Paper No. 344-11
Presentation Time: 4:00 PM
ROTATING OUT OF RODINIA: PALEOMAGNETIC EVIDENCE FOR A 50 DEGREE CRYOGENIAN-EDIACARAN ROTATION OF THE YUKON STABLE BLOCK RELATIVE TO LAURENTIA
Understanding the breakup of the Proterozoic supercontinent Rodinia is crucial for testing links between tectonics and climate, plumes, and the evolution of life. Rifting on the northern and western margins of Laurentia, at the core of Rodinia, can be distinguished by studying the strata exposed on the Yukon stable block. However, potential movement of the para-authochthonous Yukon block relative to autochthonous Laurentia along the Snake River fault complicate interpretations of breakup geometry and timing. Here we present new paleomagnetic data from the ca. 717 Ma Mount Harper Volcanic Complex, located on the Yukon block, that speaks to its movement. Four paleomagnetic directions were isolated: a low-temperature direction recording the present geomagnetic field, a mid-temperature direction consistent with a Cretaceous overprint, and two high-temperature directions. Of the two high-temperature directions, one likely represents a chemical overprint, while the other direction is interpreted to be primary.
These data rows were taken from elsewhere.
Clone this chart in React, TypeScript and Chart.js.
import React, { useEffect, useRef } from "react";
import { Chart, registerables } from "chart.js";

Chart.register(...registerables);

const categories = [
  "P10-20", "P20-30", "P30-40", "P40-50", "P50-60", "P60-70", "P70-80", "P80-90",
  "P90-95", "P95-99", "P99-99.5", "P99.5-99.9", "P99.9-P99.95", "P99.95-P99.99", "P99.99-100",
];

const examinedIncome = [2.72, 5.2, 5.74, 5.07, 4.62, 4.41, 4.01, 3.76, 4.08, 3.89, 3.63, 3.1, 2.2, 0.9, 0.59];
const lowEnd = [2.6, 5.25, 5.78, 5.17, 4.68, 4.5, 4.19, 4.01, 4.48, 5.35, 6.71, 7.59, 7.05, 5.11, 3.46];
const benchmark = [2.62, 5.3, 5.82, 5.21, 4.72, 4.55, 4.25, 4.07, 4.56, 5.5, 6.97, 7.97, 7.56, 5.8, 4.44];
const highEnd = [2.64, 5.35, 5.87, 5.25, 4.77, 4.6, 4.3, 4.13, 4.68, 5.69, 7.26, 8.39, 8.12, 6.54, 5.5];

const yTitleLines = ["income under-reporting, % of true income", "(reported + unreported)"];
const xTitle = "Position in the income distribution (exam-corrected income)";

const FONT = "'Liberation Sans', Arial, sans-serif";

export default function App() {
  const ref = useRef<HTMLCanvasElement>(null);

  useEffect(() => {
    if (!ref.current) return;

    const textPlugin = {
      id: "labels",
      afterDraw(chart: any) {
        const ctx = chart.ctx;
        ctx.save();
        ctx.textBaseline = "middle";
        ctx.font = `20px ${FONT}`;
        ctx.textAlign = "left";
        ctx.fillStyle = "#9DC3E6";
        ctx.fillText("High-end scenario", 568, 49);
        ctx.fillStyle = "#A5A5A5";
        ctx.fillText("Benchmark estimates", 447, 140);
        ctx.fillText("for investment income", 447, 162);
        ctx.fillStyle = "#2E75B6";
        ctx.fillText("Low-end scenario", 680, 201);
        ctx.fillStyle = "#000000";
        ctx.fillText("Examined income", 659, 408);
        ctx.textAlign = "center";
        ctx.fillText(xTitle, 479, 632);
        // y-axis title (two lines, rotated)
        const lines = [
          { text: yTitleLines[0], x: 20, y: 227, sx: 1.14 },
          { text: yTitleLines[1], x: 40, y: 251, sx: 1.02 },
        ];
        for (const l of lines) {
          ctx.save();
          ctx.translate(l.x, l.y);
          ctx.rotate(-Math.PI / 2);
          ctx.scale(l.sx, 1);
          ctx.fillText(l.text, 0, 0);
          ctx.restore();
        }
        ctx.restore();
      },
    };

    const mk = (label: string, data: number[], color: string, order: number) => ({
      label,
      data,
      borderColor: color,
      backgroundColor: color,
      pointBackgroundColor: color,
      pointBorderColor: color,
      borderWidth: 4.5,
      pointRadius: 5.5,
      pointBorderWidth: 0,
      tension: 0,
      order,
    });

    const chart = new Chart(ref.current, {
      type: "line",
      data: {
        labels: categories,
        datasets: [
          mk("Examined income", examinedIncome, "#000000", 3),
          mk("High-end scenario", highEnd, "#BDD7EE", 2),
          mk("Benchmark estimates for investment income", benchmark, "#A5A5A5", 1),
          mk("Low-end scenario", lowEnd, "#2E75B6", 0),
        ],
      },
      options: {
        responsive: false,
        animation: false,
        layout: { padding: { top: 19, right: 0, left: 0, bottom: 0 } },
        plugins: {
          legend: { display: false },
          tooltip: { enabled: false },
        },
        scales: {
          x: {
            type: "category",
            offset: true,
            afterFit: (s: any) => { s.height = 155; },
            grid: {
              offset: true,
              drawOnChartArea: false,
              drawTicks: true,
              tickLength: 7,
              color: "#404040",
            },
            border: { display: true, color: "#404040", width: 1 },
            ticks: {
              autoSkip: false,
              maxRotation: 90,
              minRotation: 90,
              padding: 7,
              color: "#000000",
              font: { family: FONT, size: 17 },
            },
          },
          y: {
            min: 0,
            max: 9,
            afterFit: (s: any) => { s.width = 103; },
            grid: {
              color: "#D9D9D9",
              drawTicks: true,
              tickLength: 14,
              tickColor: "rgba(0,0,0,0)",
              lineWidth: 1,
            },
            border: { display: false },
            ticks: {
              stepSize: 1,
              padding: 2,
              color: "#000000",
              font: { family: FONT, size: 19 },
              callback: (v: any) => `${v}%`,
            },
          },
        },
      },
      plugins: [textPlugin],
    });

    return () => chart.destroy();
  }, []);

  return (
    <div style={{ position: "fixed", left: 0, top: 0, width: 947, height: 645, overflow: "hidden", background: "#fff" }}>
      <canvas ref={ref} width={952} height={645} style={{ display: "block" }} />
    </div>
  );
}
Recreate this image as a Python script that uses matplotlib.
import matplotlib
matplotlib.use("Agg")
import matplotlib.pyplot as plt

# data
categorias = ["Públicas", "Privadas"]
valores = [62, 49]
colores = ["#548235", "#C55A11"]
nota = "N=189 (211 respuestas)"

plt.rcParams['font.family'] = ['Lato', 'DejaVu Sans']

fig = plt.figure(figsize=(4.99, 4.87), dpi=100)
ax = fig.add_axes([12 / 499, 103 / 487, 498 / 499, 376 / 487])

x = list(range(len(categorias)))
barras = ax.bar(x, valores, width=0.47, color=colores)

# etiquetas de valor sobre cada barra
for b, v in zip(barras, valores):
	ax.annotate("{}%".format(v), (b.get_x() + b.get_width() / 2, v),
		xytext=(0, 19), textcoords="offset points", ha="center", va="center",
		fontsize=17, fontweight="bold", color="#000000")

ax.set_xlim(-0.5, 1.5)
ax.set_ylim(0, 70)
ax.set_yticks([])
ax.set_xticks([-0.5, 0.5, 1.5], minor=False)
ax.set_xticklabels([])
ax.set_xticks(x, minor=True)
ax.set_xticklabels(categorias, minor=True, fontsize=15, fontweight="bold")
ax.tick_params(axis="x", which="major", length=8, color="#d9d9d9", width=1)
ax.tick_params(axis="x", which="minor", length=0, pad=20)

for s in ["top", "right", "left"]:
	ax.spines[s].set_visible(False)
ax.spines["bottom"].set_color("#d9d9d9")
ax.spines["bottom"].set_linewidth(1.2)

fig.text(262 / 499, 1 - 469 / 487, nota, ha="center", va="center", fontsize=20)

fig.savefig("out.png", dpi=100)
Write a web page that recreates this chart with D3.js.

This primary pole is distinct from the expected ca. 720 Ma Laurentian pole derived from the Franklin large igneous province (Denyszyn et al. 2009). The two poles can be aligned via an approximately 50 degree counterclockwise rotation of the Yukon stable block relative to Laurentia. As well as resolving this paleomagnetic data, counterclockwise rotation and dextral displacement between the Yukon block and Laurentia along the Snake River fault resolves a set of previously perplexing geological observations. Particularly, the proposed tectonic motion aligns paleo-flow measurements in Paleoproterozoic strata, Neoproterozoic fault orientations, and facies belts of the Yukon block with those of Laurentia. We propose that the rotation was Ediacaran in age, accommodated by the opening of the Richardson trough, and coincided with the initiation of the Selwyn basin and final rifting on the western Laurentian margin. With this rotation, Neoproterozoic Laurentian tectonic events can be divided into three distinct stages: 1) the development of an aulacogen during early Neoproterozoic rifting of the northern margin; 2) formation of narrow basins and localized folding during Cryogenian dextral transtension and transpression; and 3) Ediacaran rifting on the western margin.